Dear community,
I have a few questions about proteomic data analysis. I’m analyzing results from StPeter (https://www.ncbi.nlm.nih.gov/pmc/articles/PMC5891225/), a protein-level label-free quantification tool for MS/MS data, with an FDR of 1%.
I have two groups: control and mut (double knockouts). Each group consists of three samples. For the downstream analysis, I keep only the following detected/quantified proteins:
- Detected in all six samples;
- Detected only in all three control samples but not in any of the mut samples;
- Detected only in all three mut samples but not in any control samples.
Some proteins are expressed at levels between 30-60 ng, while others are only at 0.01-1 ng. The total number of quantified proteins after filtering is approximately 1,700. About 150 proteins are unique to the three control samples, and another 150 are unique to the three mut samples.
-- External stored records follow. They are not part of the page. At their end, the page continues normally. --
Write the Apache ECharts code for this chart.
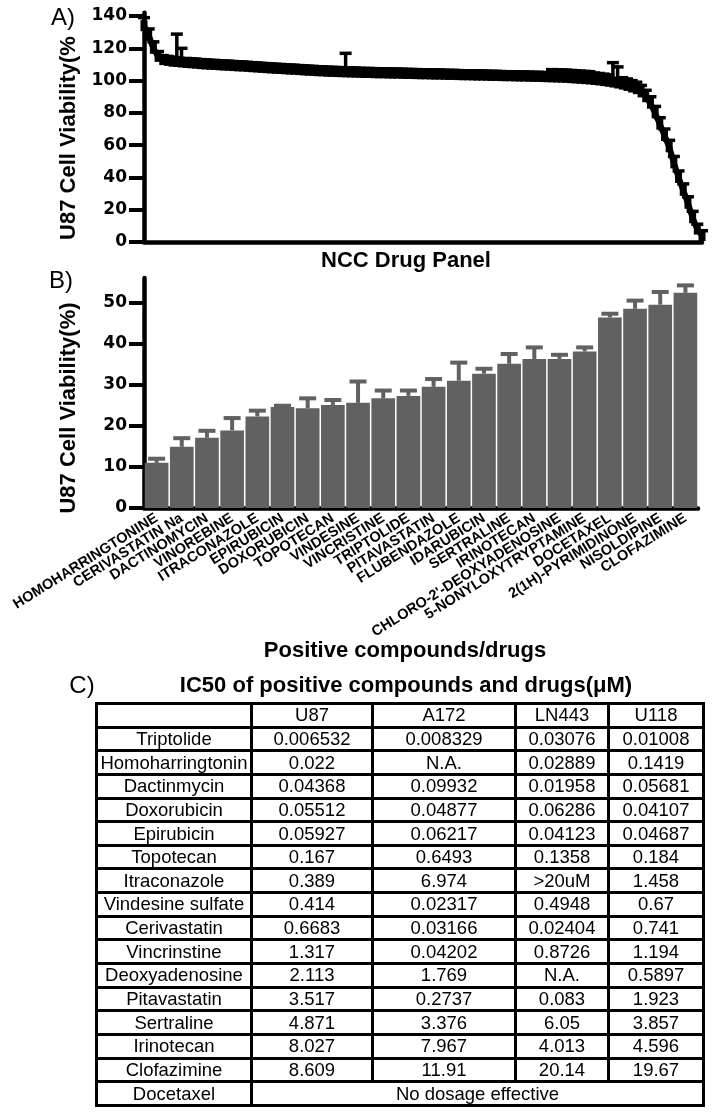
<!DOCTYPE html>
<html><head><meta charset="utf-8">
<script src="https://cdn.jsdelivr.net/npm/echarts@6/dist/echarts.min.js"></script>
<style>
html,body{margin:0;padding:0;background:#fff;}
#chart{position:absolute;left:0;top:0;width:713px;height:1119px;}
#ic50{position:absolute;left:95px;top:702px;width:610px;border-collapse:collapse;table-layout:fixed;font-family:'Liberation Sans',Arial,sans-serif;font-size:18.5px;color:#000;}
#ic50 td{border:3px solid #000;padding:0;height:20.65px;line-height:20px;text-align:center;white-space:nowrap;overflow:hidden;}
</style></head>
<body>
<div id="chart"></div>
<table id="ic50"><colgroup><col style="width:155px"><col style="width:121px"><col style="width:143px"><col style="width:93px"><col style="width:95px"></colgroup><tbody id="tb"></tbody></table>
<script>
// ---------- Panel A: NCC drug panel (sorted viability, %) ----------
const valuesA = [
 134,128,120,115,113,112.5,112,111.8,111.5,111.2,
 111,110.8,110.5,110.3,110.1,110,109.8,109.6,109.5,109.3,
 109.1,109,108.8,108.6,108.4,108.2,108,107.8,107.6,107.5,
 107.3,107.1,107,106.8,106.6,106.4,106.3,106.1,106,105.8,
 105.7,105.6,105.5,105.4,105.3,105.2,105.1,105,105,104.9,
 104.8,104.8,104.7,104.6,104.6,104.5,104.4,104.4,104.3,104.2,
 104.2,104.1,104,104,103.9,103.8,103.8,103.7,103.6,103.6,
 103.5,103.4,103.4,103.3,103.2,103.2,103.1,103,103,102.9,
 102.8,102.8,102.7,102.6,102.6,102.5,102.4,102.3,102.2,102.1,
 102,101.8,101.6,101.4,101.2,101,100.7,100.4,100,99.6,
 99.1,98.5,97.8,97,96,95,93,90,86,80,
 73,66,59,49,40,32,24,15,8,4
];
const errA = [
 5,4,4,3,2.5,2.5,2.5,17,8.5,2.5,
 2.5,2.5,2.5,2.5,2.5,2.5,2.5,2.5,2.5,2.5,
 2.5,2.5,2.5,2.5,2.5,2.5,2.5,2.5,2.5,2.5,
 2.5,2.5,2.5,2.5,2.5,2.5,2.5,2.5,2.5,2.5,
 2.5,2.5,2.5,11.5,2.5,2.5,2.5,2.5,2.5,2.5,
 2.5,2.5,2.5,2.5,2.5,2.5,2.5,2.5,2.5,2.5,
 2.5,2.5,2.5,2.5,2.5,2.5,2.5,2.5,2.5,2.5,
 2.5,2.5,2.5,2.5,2.5,2.5,2.5,2.5,2.5,2.5,
 2.5,2.5,2.5,2.5,2.5,2.5,2.5,4.5,4.5,4.5,
 4.5,4.5,4.5,4.5,4.5,4.5,4,4,4,4,
 12,10,4,4,4,4,4,4,4,4,
 4,4,4,4,4,4,4,4,3,3
];
const ticksA = [0,20,40,60,80,100,120,140];

// ---------- Panel B: positive compounds ----------
const catsB = ['HOMOHARRINGTONINE','CERIVASTATIN Na','DACTINOMYCIN','VINOREBINE','ITRACONAZOLE','EPIRUBICIN','DOXORUBICIN','TOPOTECAN','VINDESINE','VINCRISTINE','TRIPTOLIDE','PITAVASTATIN','FLUBENDAZOLE','IDARUBICIN','SERTRALINE','IRINOTECAN',"CHLORO-2'-DEOXYADENOSINE",'5-NONYLOXYTRYPTAMINE','DOCETAXEL','2(1H)-PYRIMIDINONE','NISOLDIPINE','CLOFAZIMINE'];
const valuesB = [11.0,14.9,17.1,18.9,22.3,24.6,24.3,25.1,25.6,26.7,27.3,29.5,31.0,32.7,35.1,36.3,36.3,38.1,46.4,48.5,49.5,52.4];
const errB = [1.0,2.1,1.7,3.0,1.4,0.3,2.4,1.2,5.2,1.9,1.3,1.9,4.4,1.2,2.4,2.8,1.0,1.0,0.9,2.0,3.1,1.8];
const ticksB = [0,10,20,30,40,50];

// ---------- Panel C: IC50 table ----------
const tableCols = ['U87','A172','LN443','U118'];
const tableRows = ['Triptolide','Homoharringtonin','Dactinmycin','Doxorubicin','Epirubicin','Topotecan','Itraconazole','Vindesine sulfate','Cerivastatin','Vincrinstine','Deoxyadenosine','Pitavastatin','Sertraline','Irinotecan','Clofazimine'];
const icU87 = ['0.006532','0.022','0.04368','0.05512','0.05927','0.167','0.389','0.414','0.6683','1.317','2.113','3.517','4.871','8.027','8.609'];
const icA172 = ['0.008329','N.A.','0.09932','0.04877','0.06217','0.6493','6.974','0.02317','0.03166','0.04202','1.769','0.2737','3.376','7.967','11.91'];
const icLN443 = ['0.03076','0.02889','0.01958','0.06286','0.04123','0.1358','>20uM','0.4948','0.02404','0.8726','N.A.','0.083','6.05','4.013','20.14'];
const icU118 = ['0.01008','0.1419','0.05681','0.04107','0.04687','0.184','1.458','0.67','0.741','1.194','0.5897','1.923','3.857','4.596','19.67'];
const lastRowName = 'Docetaxel';
const lastRowText = 'No dosage effective';

// build table
(function(){
  const tb = document.getElementById('tb');
  function addRow(cells, span){
    const tr = document.createElement('tr');
    cells.forEach((c, k) => {
      const td = document.createElement('td');
      td.textContent = c;
      if (span && k === 1) td.colSpan = 4;
      tr.appendChild(td);
    });
    tb.appendChild(tr);
  }
  addRow([''].concat(tableCols));
  tableRows.forEach((r, i) => addRow([r, icU87[i], icA172[i], icLN443[i], icU118[i]]));
  addRow([lastRowName, lastRowText], true);
})();

const chart = echarts.init(document.getElementById('chart'), null, {renderer:'canvas'});
const catsA = valuesA.map((_, i) => String(i + 1));
const numFont = {fontFamily:'DejaVu Sans', fontWeight:'bold', fontSize:17, color:'#000'};
const boldFont = 'Liberation Sans';

function errRender(color, capW, lw){
  return function(params, api){
    const x = api.value(0), v = api.value(1), e = api.value(2);
    const top = api.coord([x, v + e]);
    const bot = api.coord([x, v]);
    const st = {stroke: color, lineWidth: lw};
    return {type:'group', children:[
      {type:'line', shape:{x1:top[0], y1:top[1], x2:bot[0], y2:bot[1]}, style:st},
      {type:'line', shape:{x1:top[0]-capW/2, y1:top[1], x2:top[0]+capW/2, y2:top[1]}, style:st}
    ]};
  };
}

const option = {
  animation:false,
  backgroundColor:'#fff',
  grid:[
    {left:144, right:11, top:12.8, height:229.2},
    {left:144, right:15, top:278, height:230}
  ],
  xAxis:[
    {gridIndex:0, type:'category', data:catsA, boundaryGap:false,
     axisLine:{lineStyle:{color:'#000', width:4.5}}, axisTick:{show:false}, axisLabel:{show:false}, splitLine:{show:false}},
    {gridIndex:1, type:'category', data:catsB,
     axisLine:{lineStyle:{color:'#000', width:4.5}},
     axisTick:{alignWithLabel:true, length:6, lineStyle:{color:'#000', width:4}},
     axisLabel:{interval:0, rotate:32, margin:9, fontFamily:boldFont, fontWeight:'bold', fontSize:14.5, color:'#000'},
     splitLine:{show:false}}
  ],
  yAxis:[
    {gridIndex:0, type:'value', min:0, max:142,
     axisLine:{show:true, lineStyle:{color:'#000', width:4.5}},
     axisTick:{show:true, length:15, lineStyle:{color:'#000', width:4}, customValues:ticksA},
     axisLabel:Object.assign({customValues:ticksA, margin:17}, numFont),
     splitLine:{show:false}},
    {gridIndex:1, type:'value', min:0, max:56,
     axisLine:{show:true, lineStyle:{color:'#000', width:4.5}},
     axisTick:{show:true, length:15, lineStyle:{color:'#000', width:4}, customValues:ticksB},
     axisLabel:Object.assign({customValues:ticksB, margin:17}, numFont),
     splitLine:{show:false}}
  ],
  series:[
    {type:'custom', xAxisIndex:0, yAxisIndex:0, clip:false, z:3,
     renderItem: errRender('#000', 12, 3.5),
     data: valuesA.map((v, i) => [i, v, errA[i]])},
    {type:'line', xAxisIndex:0, yAxisIndex:0, data:valuesA, symbol:'rect', symbolSize:[7,11], showAllSymbol:true,
     itemStyle:{color:'#000'}, lineStyle:{color:'#000', width:6}, z:4},
    {type:'bar', xAxisIndex:1, yAxisIndex:1, data:valuesB, barCategoryGap:'6%',
     itemStyle:{color:'#616161'}, z:2},
    {type:'custom', xAxisIndex:1, yAxisIndex:1, clip:false, z:3,
     renderItem: errRender('#616161', 17, 4),
     data: valuesB.map((v, i) => [i, v, errB[i]])}
  ],
  graphic:[
    {type:'text', x:63, y:18, style:{text:'A)', font:'24px "Liberation Sans"', fill:'#000', align:'center', verticalAlign:'middle'}},
    {type:'text', x:61, y:281, style:{text:'B)', font:'24px "Liberation Sans"', fill:'#000', align:'center', verticalAlign:'middle'}},
    {type:'text', x:82, y:686, style:{text:'C)', font:'24px "Liberation Sans"', fill:'#000', align:'center', verticalAlign:'middle'}},
    {type:'text', x:69, y:138, rotation:Math.PI/2, style:{text:'U87 Cell Viability(%', font:'bold 22px "Liberation Sans"', fill:'#000', align:'center', verticalAlign:'middle'}},
    {type:'text', x:69, y:408, rotation:Math.PI/2, style:{text:'U87 Cell Viability(%)', font:'bold 22px "Liberation Sans"', fill:'#000', align:'center', verticalAlign:'middle'}},
    {type:'text', x:406, y:261, style:{text:'NCC Drug Panel', font:'bold 22px "Liberation Sans"', fill:'#000', align:'center', verticalAlign:'middle'}},
    {type:'text', x:405, y:651, style:{text:'Positive compounds/drugs', font:'bold 22px "Liberation Sans"', fill:'#000', align:'center', verticalAlign:'middle'}},
    {type:'text', x:406, y:686, style:{text:'IC50 of positive compounds and drugs(μM)', font:'bold 22px "Liberation Sans"', fill:'#000', align:'center', verticalAlign:'middle'}}
  ]
};
chart.setOption(option);
</script>
</body></html>
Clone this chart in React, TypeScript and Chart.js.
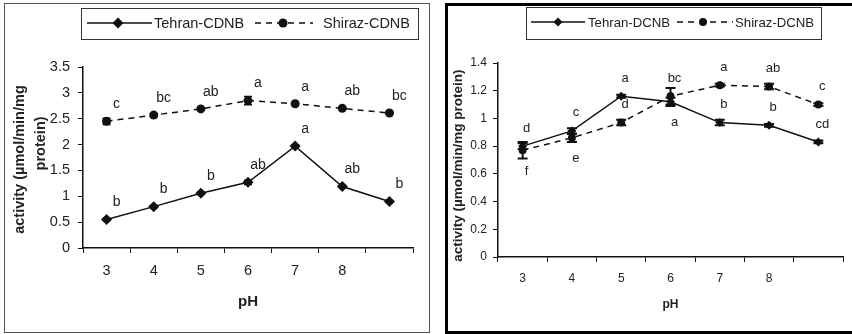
import React, { useEffect, useRef } from "react";
import { Chart, registerables } from "chart.js";

Chart.register(...registerables);

// ---------- data ----------
const phLabels = ["3", "4", "5", "6", "7", "8", ""];

// Left panel (CDNB)
const tehranCDNB = [0.55, 0.8, 1.06, 1.27, 1.97, 1.19, 0.9];
const tehranCDNBErr = [0.02, 0.02, 0.02, 0.04, 0.02, 0.02, 0.02];
const tehranCDNBLetters = ["b", "b", "b", "ab", "a", "ab", "b"];
const shirazCDNB = [2.45, 2.57, 2.69, 2.85, 2.79, 2.7, 2.61];
const shirazCDNBErr = [0.06, 0.03, 0.02, 0.08, 0.02, 0.02, 0.02];
const shirazCDNBLetters = ["c", "bc", "ab", "a", "a", "ab", "bc"];
const cdnbYMax = 3.5;
const cdnbYStep = 0.5;

// Right panel (DCNB)
const tehranDCNB = [0.8, 0.91, 1.16, 1.12, 0.97, 0.95, 0.83];
const tehranDCNBErr = [0.02, 0.02, 0.01, 0.03, 0.02, 0.01, 0.01];
const tehranDCNBLetters = ["d", "c", "a", "a", "b", "b", "cd"];
const tehranDCNBSides = ["above", "above", "above", "below", "above", "above", "above"];
const shirazDCNB = [0.77, 0.86, 0.97, 1.16, 1.24, 1.23, 1.1];
const shirazDCNBErr = [0.06, 0.03, 0.02, 0.06, 0.01, 0.02, 0.01];
const shirazDCNBLetters = ["f", "e", "d", "bc", "a", "ab", "c"];
const shirazDCNBSides = ["below", "below", "above", "above", "above", "above", "above"];
const dcnbYMax = 1.4;
const dcnbYStep = 0.2;

// ---------- styling ----------
const INK = "#111";
const FONT = "'Liberation Sans', Arial, Helvetica, sans-serif";

type Series = {
  label: string;
  data: number[];
  err: number[];
  letters: string[];
  sides?: string[];
  dashed: boolean;
  point: "rectRot" | "circle";
  radius: number;
};

type LegendItem = { x1: number; x2: number; mx: number; tx: number };

type PanelCfg = {
  series: Series[];
  yMax: number;
  yStep: number;
  w: number;
  h: number;
  padTop: number;
  padRight: number;
  yWidth: number;
  xHeight: number;
  tickFont: number;
  yTickPad: number;
  xTickPad: number;
  yTitle: string | string[];
  yTitleFont: number;
  yTitleLH: number;
  yTitlePad: number;
  xTitleFont: number;
  xTitlePad: number;
  letterFont: number;
  above: [number, number];
  below: [number, number];
  lineWidth: number;
  errWidth: number;
  errCap: number;
  legendBox: { x: number; y: number; w: number; h: number };
  legendY: number;
  legendFont: number;
  legendItems: LegendItem[];
  axisWidth: number;
};

function drawMarker(ctx: CanvasRenderingContext2D, style: string, x: number, y: number, r: number) {
  ctx.beginPath();
  if (style === "circle") {
    ctx.arc(x, y, r, 0, Math.PI * 2);
  } else {
    ctx.moveTo(x, y - r);
    ctx.lineTo(x + r, y);
    ctx.lineTo(x, y + r);
    ctx.lineTo(x - r, y);
    ctx.closePath();
  }
  ctx.fillStyle = INK;
  ctx.fill();
}

function makeExtras(cfg: PanelCfg) {
  return {
    id: "extras",
    afterDatasetsDraw(chart: any) {
      const ctx: CanvasRenderingContext2D = chart.ctx;
      const xs = chart.scales.x;
      const ys = chart.scales.y;
      cfg.series.forEach((s) => {
        // error bars
        ctx.save();
        ctx.strokeStyle = INK;
        ctx.lineWidth = cfg.errWidth;
        s.data.forEach((v, i) => {
          const e = s.err[i];
          if (!e) return;
          const px = xs.getPixelForValue(i);
          const y1 = ys.getPixelForValue(v + e);
          const y2 = ys.getPixelForValue(v - e);
          ctx.beginPath();
          ctx.moveTo(px, y1);
          ctx.lineTo(px, y2);
          ctx.moveTo(px - cfg.errCap, y1);
          ctx.lineTo(px + cfg.errCap, y1);
          ctx.moveTo(px - cfg.errCap, y2);
          ctx.lineTo(px + cfg.errCap, y2);
          ctx.stroke();
        });
        ctx.restore();
        // significance letters
        ctx.save();
        ctx.fillStyle = "#222";
        ctx.font = `${cfg.letterFont}px ${FONT}`;
        ctx.textAlign = "center";
        ctx.textBaseline = "middle";
        s.data.forEach((v, i) => {
          const side = s.sides ? s.sides[i] : "above";
          const off = side === "below" ? cfg.below : cfg.above;
          const px = xs.getPixelForValue(i);
          const py = ys.getPixelForValue(v);
          ctx.fillText(s.letters[i], px + off[0], py + off[1]);
        });
        ctx.restore();
      });
    },
    afterDraw(chart: any) {
      const ctx: CanvasRenderingContext2D = chart.ctx;
      const b = cfg.legendBox;
      ctx.save();
      ctx.strokeStyle = "#333";
      ctx.lineWidth = 1;
      ctx.strokeRect(b.x + 0.5, b.y + 0.5, b.w, b.h);
      ctx.font = `${cfg.legendFont}px ${FONT}`;
      ctx.textBaseline = "middle";
      ctx.textAlign = "left";
      cfg.series.forEach((s, k) => {
        const it = cfg.legendItems[k];
        ctx.strokeStyle = INK;
        ctx.lineWidth = cfg.lineWidth;
        ctx.setLineDash(s.dashed ? [6, 5] : []);
        ctx.beginPath();
        ctx.moveTo(it.x1, cfg.legendY);
        ctx.lineTo(it.x2, cfg.legendY);
        ctx.stroke();
        ctx.setLineDash([]);
        drawMarker(ctx, s.point, it.mx, cfg.legendY, s.radius);
        ctx.fillStyle = "#222";
        ctx.fillText(s.label, it.tx, cfg.legendY + 1);
      });
      ctx.restore();
    },
  };
}

function Panel({ cfg, style }: { cfg: PanelCfg; style: React.CSSProperties }) {
  const ref = useRef<HTMLCanvasElement | null>(null);
  useEffect(() => {
    if (!ref.current) return;
    const chart = new Chart(ref.current, {
      type: "line",
      data: {
        labels: phLabels,
        datasets: cfg.series.map((s) => ({
          label: s.label,
          data: s.data,
          borderColor: INK,
          backgroundColor: INK,
          borderWidth: cfg.lineWidth,
          borderDash: s.dashed ? [6, 5] : [],
          pointStyle: s.point,
          pointRadius: s.radius,
          pointBackgroundColor: INK,
          pointBorderColor: INK,
          pointBorderWidth: 0,
          tension: 0,
          fill: false,
        })),
      },
      options: {
        responsive: false,
        maintainAspectRatio: false,
        animation: false,
        layout: { padding: { top: cfg.padTop, right: cfg.padRight, left: 0, bottom: 0 } },
        plugins: {
          legend: { display: false },
          tooltip: { enabled: false },
        },
        scales: {
          x: {
            type: "category",
            offset: true,
            afterFit: (s: any) => {
              s.height = cfg.xHeight;
            },
            grid: {
              offset: true,
              drawOnChartArea: false,
              drawTicks: true,
              tickLength: 5,
              color: INK,
              lineWidth: 1,
            },
            border: { display: true, color: INK, width: cfg.axisWidth },
            ticks: {
              autoSkip: false,
              maxRotation: 0,
              minRotation: 0,
              padding: cfg.xTickPad,
              color: "#222",
              font: { family: FONT, size: cfg.tickFont },
            },
            title: {
              display: true,
              text: "pH",
              color: "#222",
              font: { family: FONT, size: cfg.xTitleFont, weight: "bold", lineHeight: 1.2 },
              padding: { top: 0, bottom: cfg.xTitlePad },
            },
          },
          y: {
            min: 0,
            max: cfg.yMax,
            afterFit: (s: any) => {
              s.width = cfg.yWidth;
            },
            grid: {
              drawOnChartArea: false,
              drawTicks: true,
              tickLength: 5,
              color: INK,
              lineWidth: 1,
            },
            border: { display: true, color: INK, width: cfg.axisWidth },
            ticks: {
              stepSize: cfg.yStep,
              padding: cfg.yTickPad,
              color: "#222",
              font: { family: FONT, size: cfg.tickFont },
              callback: (v: any) => String(Math.round(Number(v) * 100) / 100),
            },
            title: {
              display: true,
              text: cfg.yTitle,
              color: "#222",
              font: { family: FONT, size: cfg.yTitleFont, weight: "bold", lineHeight: cfg.yTitleLH },
              padding: { top: cfg.yTitlePad, bottom: 0 },
            },
          },
        },
      } as any,
      plugins: [makeExtras(cfg)],
    });
    return () => chart.destroy();
  }, [cfg]);
  return (
    <div style={style}>
      <canvas ref={ref} width={cfg.w} height={cfg.h} style={{ display: "block", width: cfg.w, height: cfg.h }} />
    </div>
  );
}

const leftCfg: PanelCfg = {
  series: [
    { label: "Tehran-CDNB", data: tehranCDNB, err: tehranCDNBErr, letters: tehranCDNBLetters, dashed: false, point: "rectRot", radius: 5.5 },
    { label: "Shiraz-CDNB", data: shirazCDNB, err: shirazCDNBErr, letters: shirazCDNBLetters, dashed: true, point: "circle", radius: 4.5 },
  ],
  yMax: cdnbYMax,
  yStep: cdnbYStep,
  w: 424,
  h: 328,
  padTop: 63,
  padRight: 16,
  yWidth: 78,
  xHeight: 84,
  tickFont: 14.5,
  yTickPad: 8,
  xTickPad: 9,
  yTitle: ["activity (µmol/min/mg ", "       protein)"],
  yTitleFont: 14.5,
  yTitleLH: 1.45,
  yTitlePad: 4.5,
  xTitleFont: 15,
  xTitlePad: 21,
  letterFont: 14,
  above: [10, -17],
  below: [10, 20],
  lineWidth: 1.5,
  errWidth: 1.5,
  errCap: 4,
  legendBox: { x: 76, y: 4, w: 337, h: 31 },
  legendY: 19,
  legendFont: 14.5,
  legendItems: [
    { x1: 82, x2: 147, mx: 113, tx: 149 },
    { x1: 250, x2: 308, mx: 278, tx: 318 },
  ],
  axisWidth: 1.5,
};

const rightCfg: PanelCfg = {
  series: [
    { label: "Tehran-DCNB", data: tehranDCNB, err: tehranDCNBErr, letters: tehranDCNBLetters, sides: tehranDCNBSides, dashed: false, point: "rectRot", radius: 4.5 },
    { label: "Shiraz-DCNB", data: shirazDCNB, err: shirazDCNBErr, letters: shirazDCNBLetters, sides: shirazDCNBSides, dashed: true, point: "circle", radius: 4 },
  ],
  yMax: dcnbYMax,
  yStep: dcnbYStep,
  w: 404,
  h: 325,
  padTop: 57,
  padRight: 9,
  yWidth: 50,
  xHeight: 74,
  tickFont: 12,
  yTickPad: 6,
  xTickPad: 9,
  yTitle: "activity (µmol/min/mg protein)   ",
  yTitleFont: 13.5,
  yTitleLH: 1.2,
  yTitlePad: 2,
  xTitleFont: 12,
  xTitlePad: 19,
  letterFont: 13,
  above: [4, -18],
  below: [4, 21],
  lineWidth: 1.5,
  errWidth: 2,
  errCap: 5,
  legendBox: { x: 78, y: 1, w: 295, h: 32 },
  legendY: 16,
  legendFont: 13.2,
  legendItems: [
    { x1: 83, x2: 137, mx: 110, tx: 140 },
    { x1: 229, x2: 285, mx: 255, tx: 287 },
  ],
  axisWidth: 1.5,
};

export default function App() {
  return (
    <div style={{ position: "absolute", left: 0, top: 0, width: 852, height: 334, background: "#fff", overflow: "hidden" }}>
      <Panel
        cfg={leftCfg}
        style={{ position: "absolute", left: 4, top: 3, width: 426, height: 330, boxSizing: "border-box", border: "1px solid #555" }}
      />
      <Panel
        cfg={rightCfg}
        style={{ position: "absolute", left: 445, top: 3, width: 410, height: 331, boxSizing: "border-box", border: "3px solid #000" }}
      />
    </div>
  );
}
Before statistical analysis, I applied log2 transformation to the data.
Question 1: Do I need to perform any additional data processing (QC, normalization, etc.) besides StPeter’s built-in normalization? StPeter performs protein-level quantification of mass spectrometry data using MS/MS data. The primary unit of quantification is the Spectral Index, which extends spectral counting by integrating fragment ion peak intensity. The protein quantities are normalized by protein length and total spectral index abundance across the entire sample.
Question 2: What statistical analysis should I use? The proteins detected in both control and mut groups have a normal distribution. However, the proteins unique to each group make the entire dataset non-normally distributed. When I apply non-parametric tests to the entire dataset, they don’t identify any statistically significant differences between controls and muts, not even for the knockout proteins. This remains true even if I use a permutation test with 100,000 permutations.
How can I statistically correctly detect differences in such a dataset?
Thank you!
Thanks a lot, ATpoint! Limma with its M-estimation did the trick both mathematically and biologically. I appreciate your help!